From 949339a3facfbe6d45ca1a1e4b0d9da20a1e5c31 Mon Sep 17 00:00:00 2001
From: mrq <mrq@ecker.tech>
Date: Tue, 6 Aug 2024 20:42:39 -0500
Subject: [PATCH] do not include SDPA attention if there's no available SDPA
 backends

---
 vall_e/models/arch/llama.py | 8 +++++++-
 vall_e/models/base.py       | 4 +++-
 2 files changed, 10 insertions(+), 2 deletions(-)

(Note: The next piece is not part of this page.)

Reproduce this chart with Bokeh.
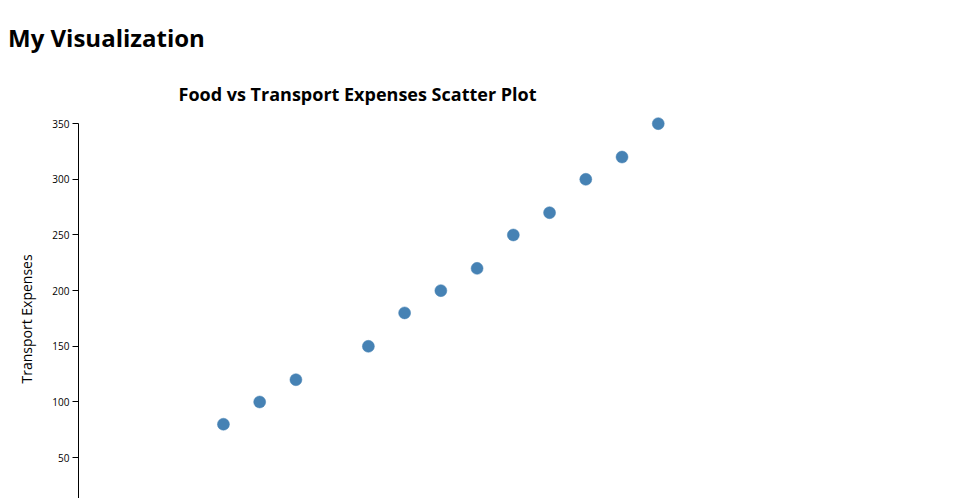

diff --git a/vall_e/models/arch/llama.py b/vall_e/models/arch/llama.py
index 2dc72aa..b2ee4e0 100644
--- a/vall_e/models/arch/llama.py
+++ b/vall_e/models/arch/llama.py
@@ -9,7 +9,7 @@ from transformers.cache_utils import Cache
 from transformers import LlamaModel, LlamaConfig, LlamaForCausalLM
 from transformers.models.llama.modeling_llama import LlamaAttention, apply_rotary_pos_emb, repeat_kv
 
-AVAILABLE_ATTENTIONS = ["sdpa"]
+AVAILABLE_ATTENTIONS = []
 
 if torch.backends.cuda.flash_sdp_enabled():
 	AVAILABLE_ATTENTIONS.append("flash")	
@@ -20,6 +20,12 @@ if torch.backends.cuda.mem_efficient_sdp_enabled():
 if torch.backends.cuda.math_sdp_enabled():
 	AVAILABLE_ATTENTIONS.append("math")	
 
+if torch.backends.cuda.cudnn_sdp_enabled():
+	AVAILABLE_ATTENTIONS.append("cudnn")	
+
+if AVAILABLE_ATTENTIONS:
+	AVAILABLE_ATTENTIONS.append("sdpa")	
+
 try:
 	from xformers.ops import LowerTriangularMask
 	from xformers.ops.fmha import memory_efficient_attention
diff --git a/vall_e/models/base.py b/vall_e/models/base.py
index 74b07b9..89404c3 100755
--- a/vall_e/models/base.py
+++ b/vall_e/models/base.py
@@ -522,8 +522,10 @@ class Base(nn.Module):
 				attention_backend = "mem_efficient"
 			elif "math" in AVAILABLE_ATTENTIONS:
 				attention_backend = "math"
-			else:
+			elif "sdpa" in AVAILABLE_ATTENTIONS:
 				attention_backend = "sdpa"
+			else:
+				attention_backend = "eager"
 
 		if attention_backend == "xformers":
 			attention_backend = "mem_efficient"